SLUG Picnic: Phobia the Greatest
August’s SLUG Picnic lineup features youngassNICO, Phobia the Greatest and MOD. The show takes place on Aug. 28 at 230 S. 500 West in Salt Lake City. Tickets are $5 with picnic seating at 5 p.m. and music from 6–9 p.m. SLUG Picnic is sponsored by Daily Rise Coffee, Dented Brick Distillery, Gem City Fine Foods, GREENbike, Les Madeleines, Sparrow Electric and Squatters.
Phobia the Greatest walks into the studio and listens to a beat. In 10 seconds, she knows if she can record to it. “I get in the booth, I get on the mic, I sing how I feel,” she says. Her craft, once manifested as poetry in composition books, has now erupted into an art form that leaves behind writing and comes up with songs on the spot. The contagious confidence of her high-spirited sound reflects the energy of this musical process.

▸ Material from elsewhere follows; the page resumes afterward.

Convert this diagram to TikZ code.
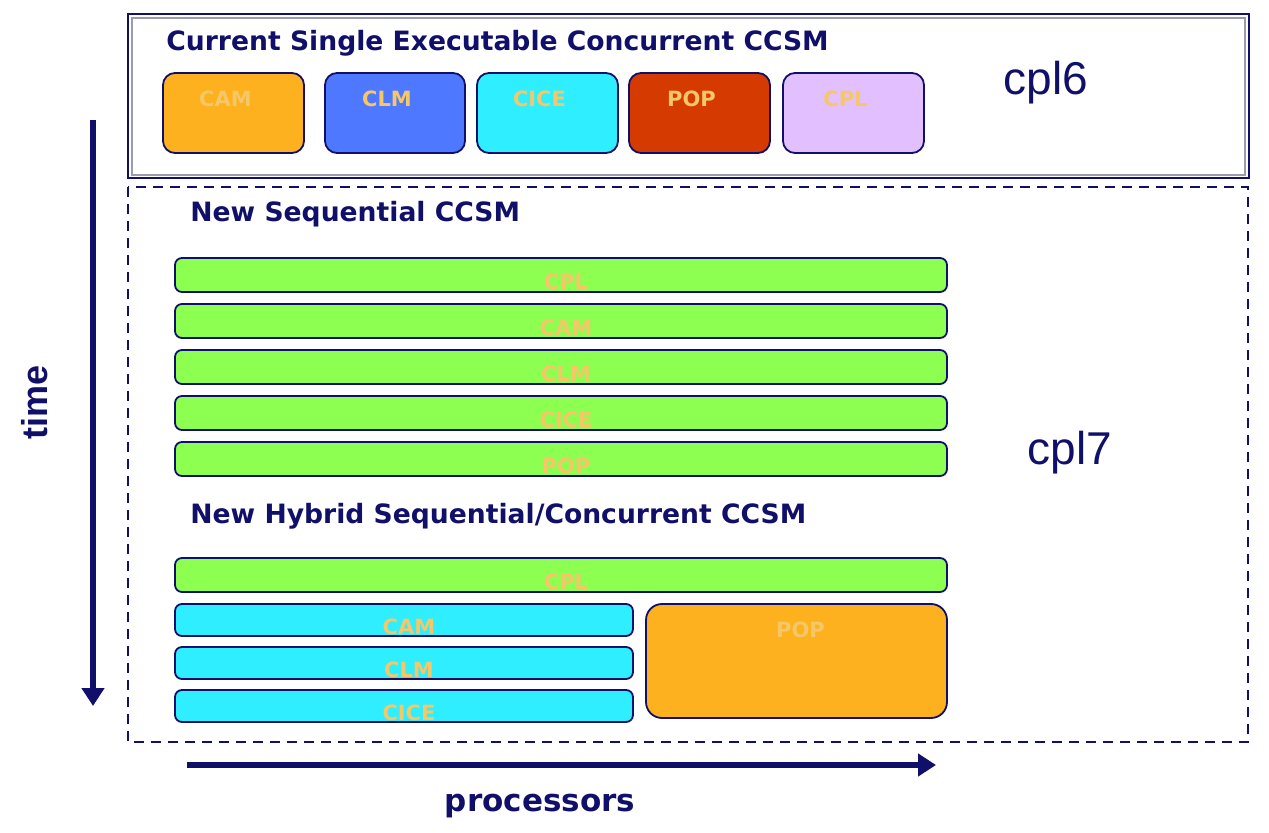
\documentclass[tikz,border=0pt]{standalone}
\usepackage{fontspec}
\setmainfont{DejaVu Sans}
\newfontfamily\arialfont{Liberation Sans}
\usetikzlibrary{arrows.meta,positioning,fit}
\definecolor{cnavy}{HTML}{10106A}
\definecolor{cshade}{HTML}{9A9AB0}
\definecolor{corange}{HTML}{FDB11E}
\definecolor{cblue}{HTML}{4E78FF}
\definecolor{ccyan}{HTML}{2EEEFF}
\definecolor{cred}{HTML}{D53A00}
\definecolor{clilac}{HTML}{E2C0FF}
\definecolor{cgreen}{HTML}{8CFF50}
\definecolor{clabel}{HTML}{F6C766}
\tikzset{
  modbox/.style  = {draw=cnavy, line width=0.9pt, rounded corners=6pt, inner sep=0pt},
  barbox/.style  = {modbox, rounded corners=3.5pt},
  modlbl/.style  = {text=clabel, font=\bfseries\fontsize{10.5}{11}\selectfont},
  toplbl/.style  = {label={[modlbl,anchor=north,xshift=-4pt,yshift=-6pt]north:#1}},
  midlbl/.style  = {label={[modlbl,xshift=2.5pt,yshift=-3.5pt]center:#1}},
  heading/.style = {text=cnavy, font=\bfseries\fontsize{13.3}{15}\selectfont, anchor=west, inner sep=0pt},
  cpltag/.style  = {text=cnavy, font=\arialfont\fontsize{23}{26}\selectfont},
  axisarrow/.style = {-{Triangle[length=9pt,width=11pt]}, line width=2.6pt, draw=cnavy},
}
\begin{document}
\begin{tikzpicture}[x=0.5pt, y=-0.5pt]
\useasboundingbox (0,0) rectangle (1269,833);
% ---- cpl6 frame ----
\draw[cshade, line width=1pt] (132,18) rectangle (1245,175);
\draw[cnavy, line width=1.4pt] (128,14) rectangle (1249,178);
\node[heading] (curtitle) at (166,43) {Current Single Executable Concurrent CCSM};
\node[modbox, fill=corange, fit={(163,73) (304,153)}, toplbl=CAM] (cam6) {};
\node[modbox, fill=cblue,   fit={(325,73) (465,153)}, toplbl=CLM] (clm6) {};
\node[modbox, fill=ccyan,   fit={(477,73) (618,153)}, toplbl=CICE] (cice6) {};
\node[modbox, fill=cred,    fit={(629,73) (770,153)}, toplbl=POP] (pop6) {};
\node[modbox, fill=clilac,  fit={(783,73) (924,153)}, toplbl=CPL] (cpl6) {};
\node[cpltag] (tag6) at (1046,83) {cpl6};
% ---- cpl7 frame ----
\draw[cnavy, line width=1.1pt, dash pattern=on 5pt off 3.5pt] (128,187) rectangle (1248,742);
\node[heading] (seqtitle) at (190,214) {New Sequential CCSM};
\foreach \name/\top in {CPL/258, CAM/304, CLM/350, CICE/396, POP/442}
  \node[barbox, fill=cgreen, fit={(175,\top) (947,\top+34)}, midlbl=\name] (seq\name) {};
\node[cpltag] (tag7) at (1070,453) {cpl7};
\node[heading] (hybtitle) at (190,516) {New Hybrid Sequential/Concurrent CCSM};
\node[barbox, fill=cgreen, fit={(175,558) (947,592)}, midlbl=CPL] (hybCPL) {};
\foreach \name/\top in {CAM/604, CLM/647, CICE/690}
  \node[barbox, fill=ccyan, fit={(175,\top) (633,\top+32)}, midlbl=\name] (hyb\name) {};
\node[modbox, rounded corners=8pt, fill=corange, fit={(646,604) (947,718)},
      label={[modlbl,anchor=north,xshift=2pt,yshift=-6pt]north:POP}] (hybPOP) {};
% ---- axes ----
\coordinate (tstart) at (93,120);
\coordinate (tend) at (93,706);
\draw[axisarrow] (tstart) -- (tend);
\node[rotate=90, text=cnavy, font=\arialfont\bfseries\fontsize{18}{20}\selectfont] (timelbl) at (35,402) {time};
\coordinate (pstart) at (187,765);
\coordinate (pend) at (936,765);
\draw[axisarrow] (pstart) -- (pend);
\node[text=cnavy, font=\bfseries\fontsize{15.5}{18}\selectfont] (proclbl) at (540,806) {processors};
\end{tikzpicture}
\end{document}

Years ago, you would have found the independent musician around Salt Lake City, mainly in the West Valley area. Now you can find her playing pool party shows near the ocean in L.A. or filming a music video with Royal & The Serpent, seizing the opportunity to collaborate within the capital of artistry and networking. She got a new car and a new apartment and continues to take initiative to make everything around her the greatest. “I like having creative control and having control in general,” she says. “Having control of what music sounds like, what image is, what it’s like when I drop something. I like the control to drop things and make videos when I want to instead of depending on a label.”
She and her team put in all the work on their own. There is no label, no management and no investors—everything put out by Phobia comes from her own time and money. The extra work pays off, giving listeners the raw flavor of Phobia the Greatest as she intends it. “I do what I want,” she says. “I don’t like being told what to do—I don’t want to be told how to dress [and] I like to be myself.”

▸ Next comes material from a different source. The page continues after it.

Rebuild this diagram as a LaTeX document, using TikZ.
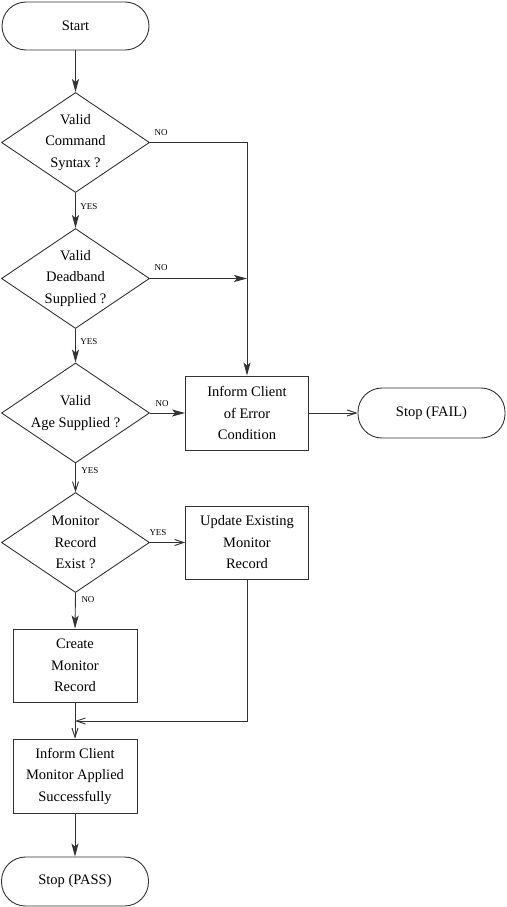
\documentclass[tikz,border=0pt]{standalone}
\usepackage{fontspec}
\setmainfont{Liberation Serif}
\usetikzlibrary{shapes.geometric,arrows.meta}
\begin{document}
\begin{tikzpicture}[x=1pt,y=-1pt,
  font=\fontsize{14.5}{21.5}\selectfont,
  color=black!80, text=black, line width=0.9pt,
  dia/.style={draw,diamond,inner sep=0pt,minimum width=148pt,minimum height=100pt},
  txt/.style={align=center,inner sep=0pt},
  box/.style={draw,rectangle,align=center,inner sep=0pt},
  term/.style={draw,rectangle,rounded corners=24pt,align=center,inner sep=0pt,minimum width=147pt,minimum height=48pt},
  lbl/.style={font=\fontsize{9}{10}\selectfont,inner sep=0pt},
  fa/.style={-{Stealth[length=13pt,width=7pt,inset=3pt]}},
  oa/.style={-{Straight Barb[length=9pt,width=6pt]}}
]
\useasboundingbox (0,0) rectangle (506,907);
\node[term] (start) at (75.5,26) {Start};
\node[dia] (d1) at (75.5,142.5) {};
\node[txt] (t1) at (d1.center) {Valid\\Command\\Syntax ?};
\node[dia] (d2) at (75.5,278.5) {};
\node[txt] (t2) at (d2.center) {Valid\\Deadband\\Supplied ?};
\node[dia] (d3) at (75.5,413) {};
\node[txt] (t3) at (d3.center) {Valid\\Age Supplied ?};
\node[dia] (d4) at (75.5,542.5) {};
\node[txt] (t4) at (d4.center) {Monitor\\Record\\Exist ?};
\node[box,minimum width=123pt,minimum height=74pt] (err) at (247,413) {Inform Client\\of Error\\Condition};
\node[term,minimum width=147pt,minimum height=50pt] (fail) at (431.5,413) {Stop (FAIL)};
\node[box,minimum width=123pt,minimum height=73pt] (upd) at (247,542.5) {Update Existing\\Monitor\\Record};
\node[box,minimum width=124pt,minimum height=73pt] (create) at (75,665.5) {Create\\Monitor\\Record};
\node[box,minimum width=124pt,minimum height=74pt] (inform) at (75,776) {Inform Client\\Monitor Applied\\Successfully};
\node[term,minimum height=49pt] (pass) at (75,881.5) {Stop (PASS)};
\coordinate (m1) at (err.north |- d1.east);
\coordinate (m2) at (err.north |- d2.east);
\coordinate (j1) at (247,721);
\coordinate (j2) at (75,721);
\draw[fa] (start.south) -- (d1.north);
\draw[fa] (d1.south) -- (d2.north);
\draw[fa] (d2.south) -- (d3.north);
\draw[oa] (d3.south) -- (d4.north);
\draw[fa] (d4.south) -- (create.north);
\draw[fa] (d1.east) -- (m1) -- (err.north);
\draw[fa] (d2.east) -- (m2);
\draw[fa] (d3.east) -- (err.west);
\draw[oa] (err.east) -- (fail.west);
\draw[oa] (d4.east) -- (upd.west);
\draw[oa] (upd.south) -- (j1) -- (j2);
\draw[oa] (create.south) -- (inform.north);
\draw[fa] (inform.south) -- (pass.north);
\node[lbl] (n1) at (161,133) {NO};
\node[lbl] (y1) at (89,207) {YES};
\node[lbl] (n2) at (161,268) {NO};
\node[lbl] (y2) at (89,342) {YES};
\node[lbl] (n3) at (162,404) {NO};
\node[lbl] (y3) at (90,471) {YES};
\node[lbl] (y4) at (158,533) {YES};
\node[lbl] (n4) at (88,600) {NO};
\end{tikzpicture}
\end{document}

“I get in the booth, I get on the mic, I sing how I feel.”
As Phobia proceeds to go harder than ever, her music continues to set her apart from one single genre and attracts different audiences. Although she feels her rap music is more popular, there are nothing but good things for herself and musicians alike who create within multiple genres. “That’s the thing about making art—each genre is a different emotion. My music is a reflection of how I’m feeling,” she says.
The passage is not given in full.